By raw download count, Subway Surfers has almost no rivals in gaming history: well over a billion installs since Danish studios SYBO and Kiloo launched it in 2012. The premise has never needed to change — swipe to dodge trains, grab coins, outrun the inspector and his dog — and that simplicity is the point. Anyone can play within seconds of opening it, and the recurring World Tour updates keep repainting the same great chase in a new city.
It is also a case study in free-to-play advertising. Interstitials fire between runs, rewarded videos gate the best boosts, and an audience that skews young makes that ad pressure worth taking seriously. The quiet workaround: the game runs fully offline, and without a connection most ads never load at all. Parents especially should know that trick before handing over a phone.
Filling short waits
Runs last from thirty seconds to a few minutes and need no plan, no teammates, and no tutorial refresher after months away. As a bus-stop or waiting-room game it is close to ideal, which explains much of its endurance.
Offline and airplane-mode play
Everything essential works without internet: runs, missions, coins, and character progress. Connectivity mostly adds leaderboards, events, and advertising, so airplane mode delivers a strikingly cleaner version of the same game — quieter, faster to restart, and interruption-free.
A child's first game
Swipe controls need no reading and no precision, and failure costs nothing but a restart. That makes it a common first game — which is exactly why the ad stream and one-tap coin bundles deserve adult attention first.
One-thumb endless running
Three lanes, four swipe directions, and steadily rising speed produce a flow state that a decade of imitators has not bettered. Input latency is low even on old hardware, and the difficulty curve comes purely from pace, never from unfair layouts.
World Tour cities
The setting rotates regularly to a new real-world city, restyling the trains, art, music, and unlockable characters each time.

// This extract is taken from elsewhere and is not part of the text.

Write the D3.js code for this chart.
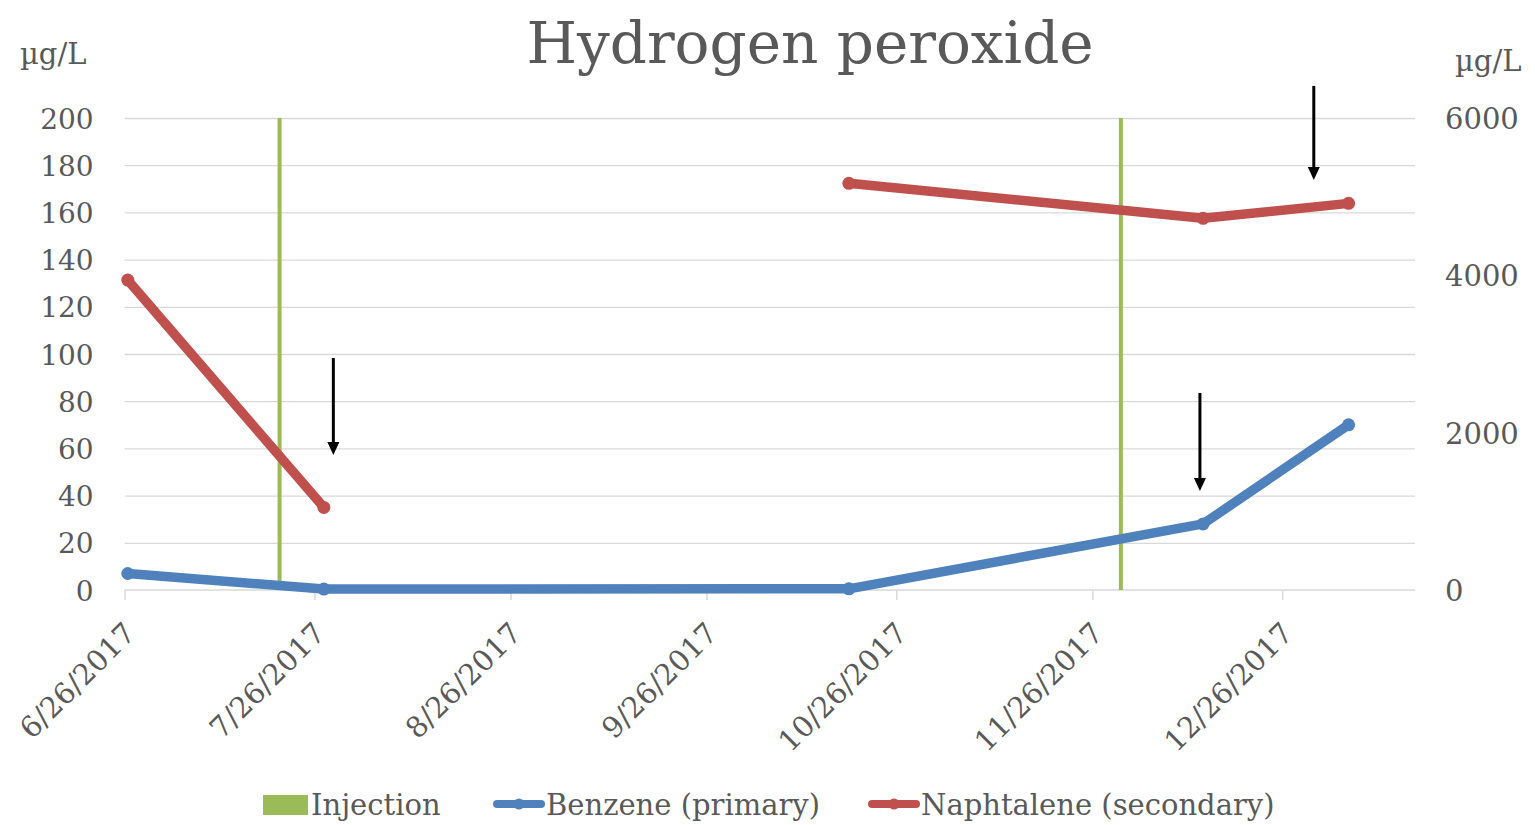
<!DOCTYPE html>
<html>
<head>
<meta charset="utf-8">
<script src="https://cdn.jsdelivr.net/npm/d3@7"></script>
<style>
  html, body { margin: 0; padding: 0; background: #fff; }
  svg { display: block; font-family: "DejaVu Serif", Georgia, serif; }
</style>
</head>
<body>
<script>
// ---------------- data ----------------
const titleText = "Hydrogen peroxide";
const unitLabel = "µg/L";
const xDomain = ["2017-06-26", "2018-01-16"];
const xTickDates = ["2017-06-26", "2017-07-26", "2017-08-26", "2017-09-26", "2017-10-26", "2017-11-26", "2017-12-26"];
const leftTicks = [0, 20, 40, 60, 80, 100, 120, 140, 160, 180, 200];
const rightTicks = [0, 2000, 4000, 6000];

const benzeneDates = ["2017-06-26", "2017-07-27", "2017-10-18", "2017-12-13", "2018-01-05"];
const benzeneValues = [7, 0.4, 0.5, 28, 70];

// naphthalene: null = no sample (gap in the line)
const naphtDates = ["2017-06-26", "2017-07-27", "2017-09-01", "2017-10-18", "2017-12-13", "2018-01-05"];
const naphtValues = [3940, 1050, null, 5170, 4725, 4915];

const injectionDates = ["2017-07-20", "2017-11-30"];

// annotation arrows (date, start value, tip value on the left axis)
const arrowDates = ["2017-07-29", "2017-12-13", "2017-12-31"];
const arrowFrom = [98.3, 83.5, 213.6];
const arrowTo = [57.2, 41.9, 173.7];

const legendLabels = ["Injection", "Benzene (primary)", "Naphtalene (secondary)"];

// ---------------- layout ----------------
const W = 1535, H = 825;
const plot = { left: 124.6, right: 1415, top: 118, bottom: 590 };
const colors = { grid: "#d9d9d9", text: "#595959", benzene: "#4f81bd", naphtalene: "#c0504d", injection: "#9bbb59" };

const parse = d3.timeParse("%Y-%m-%d");
const fmt = d3.timeFormat("%-m/%-d/%Y");
const mid = d => d3.timeHour.offset(d, 12); // points sit in the middle of their day slot

const x = d3.scaleTime().domain(xDomain.map(parse)).range([plot.left, plot.right]);
const yL = d3.scaleLinear().domain([0, 200]).range([plot.bottom, plot.top]);
const yR = d3.scaleLinear().domain([0, 6000]).range([plot.bottom, plot.top]);

const svg = d3.select("body").append("svg").attr("width", W).attr("height", H);

// gridlines
svg.append("g")
  .attr("transform", `translate(${plot.left},0)`)
  .call(d3.axisRight(yL).tickValues(leftTicks.filter(v => v > 0)).tickSize(plot.right - plot.left).tickFormat(""))
  .call(g => g.select(".domain").remove())
  .call(g => g.selectAll("line").attr("stroke", colors.grid).attr("stroke-width", 1.3));

// left axis labels
svg.append("g")
  .attr("transform", `translate(${plot.left - 31},0)`)
  .call(d3.axisLeft(yL).tickValues(leftTicks).tickSize(0).tickPadding(0))
  .call(g => g.select(".domain").remove())
  .call(g => g.selectAll("text").attr("fill", colors.text).attr("font-size", 28)
    .attr("font-family", "DejaVu Serif").attr("dy", "0.36em"));

// right axis labels
svg.append("g")
  .attr("transform", `translate(${plot.right + 30},0)`)
  .call(d3.axisRight(yR).tickValues(rightTicks).tickSize(0).tickPadding(0).tickFormat(d3.format("d")))
  .call(g => g.select(".domain").remove())
  .call(g => g.selectAll("text").attr("fill", colors.text).attr("font-size", 29)
    .attr("font-family", "DejaVu Serif").attr("dy", "0.36em"));

// x axis
const xAxis = svg.append("g")
  .attr("transform", `translate(0,${plot.bottom})`)
  .call(d3.axisBottom(x).tickValues(xTickDates.map(parse)).tickSize(10).tickFormat(fmt));
xAxis.select(".domain").attr("stroke", colors.grid).attr("stroke-width", 1.5)
  .attr("d", `M${plot.left},0H${plot.right}`);
xAxis.selectAll(".tick line").attr("stroke", colors.grid).attr("stroke-width", 1.5);
xAxis.selectAll(".tick text")
  .attr("fill", colors.text).attr("font-size", 29).attr("font-family", "DejaVu Serif")
  .attr("text-anchor", "end").attr("y", 0).attr("dy", 0)
  .attr("transform", "translate(12,45) rotate(-45)");

// injection lines
svg.append("g").selectAll("line").data(injectionDates.map(parse)).join("line")
  .attr("x1", d => x(mid(d))).attr("x2", d => x(mid(d)))
  .attr("y1", yL(200)).attr("y2", yL(0))
  .attr("stroke", colors.injection).attr("stroke-width", 4);

// series
const benz = benzeneDates.map((d, i) => ({ date: mid(parse(d)), v: benzeneValues[i] }));
const naph = naphtDates.map((d, i) => ({ date: mid(parse(d)), v: naphtValues[i] }));

const lineL = d3.line().defined(d => d.v != null).x(d => x(d.date)).y(d => yL(d.v));
const lineR = d3.line().defined(d => d.v != null).x(d => x(d.date)).y(d => yR(d.v));

svg.append("path").datum(naph).attr("d", lineR)
  .attr("fill", "none").attr("stroke", colors.naphtalene).attr("stroke-width", 9.5)
  .attr("stroke-linejoin", "round").attr("stroke-linecap", "round");
svg.append("g").selectAll("circle").data(naph.filter(d => d.v != null)).join("circle")
  .attr("cx", d => x(d.date)).attr("cy", d => yR(d.v)).attr("r", 6.5).attr("fill", colors.naphtalene);

svg.append("path").datum(benz).attr("d", lineL)
  .attr("fill", "none").attr("stroke", colors.benzene).attr("stroke-width", 9.5)
  .attr("stroke-linejoin", "round").attr("stroke-linecap", "round");
svg.append("g").selectAll("circle").data(benz).join("circle")
  .attr("cx", d => x(d.date)).attr("cy", d => yL(d.v)).attr("r", 6.5).attr("fill", colors.benzene);

// arrows
const arrows = arrowDates.map((d, i) => ({ date: parse(d), from: arrowFrom[i], to: arrowTo[i] }));
const ag = svg.append("g").selectAll("g").data(arrows).join("g");
ag.append("line")
  .attr("x1", d => x(d.date)).attr("x2", d => x(d.date))
  .attr("y1", d => yL(d.from)).attr("y2", d => yL(d.to) - 10)
  .attr("stroke", "#000").attr("stroke-width", 3);
ag.append("path")
  .attr("d", d => {
    const cx = x(d.date), ty = yL(d.to);
    return `M${cx - 6},${ty - 13}L${cx + 6},${ty - 13}L${cx},${ty}Z`;
  })
  .attr("fill", "#000");

// title
svg.append("text").attr("x", 810).attr("y", 63).attr("text-anchor", "middle")
  .attr("font-size", 58).attr("fill", colors.text).text(titleText);

// unit labels
svg.append("text").attr("x", 20).attr("y", 64).attr("font-size", 29).attr("fill", colors.text).text(unitLabel);
svg.append("text").attr("x", 1455).attr("y", 71).attr("font-size", 29).attr("fill", colors.text).text(unitLabel);

// legend
const lg = svg.append("g").attr("font-size", 29).attr("fill", colors.text);
lg.append("rect").attr("x", 263).attr("y", 795).attr("width", 45).attr("height", 20).attr("fill", colors.injection);
lg.append("text").attr("x", 311).attr("y", 815).text(legendLabels[0]);
[[493, colors.benzene, legendLabels[1]], [868, colors.naphtalene, legendLabels[2]]].forEach(([lx, c, t]) => {
  lg.append("line").attr("x1", lx + 4).attr("x2", lx + 48).attr("y1", 804).attr("y2", 804)
    .attr("stroke", c).attr("stroke-width", 8).attr("stroke-linecap", "round");
  lg.append("circle").attr("cx", lx + 26).attr("cy", 804).attr("r", 5.5).attr("fill", c);
  lg.append("text").attr("x", lx + 53).attr("y", 815).text(t);
});
</script>
</body>
</html>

It is a light touch, but it has kept a twelve-year-old game feeling maintained rather than abandoned.
Boosts, hoverboards, and upgrades
Coins buy permanent upgrades to jetpacks, magnets, and multipliers, while keys revive a failed run and hoverboards absorb one crash. The economy is grindable free; the shop mostly sells impatience, plus a rotating carousel of cosmetic characters.
Missions, seasons, and events
Daily word hunts, mission sets, and seasonal event tracks bolt light goals onto the endless structure. They give returning players a reason beyond high scores, though the event rewards nudge noticeably toward watching rewarded ads.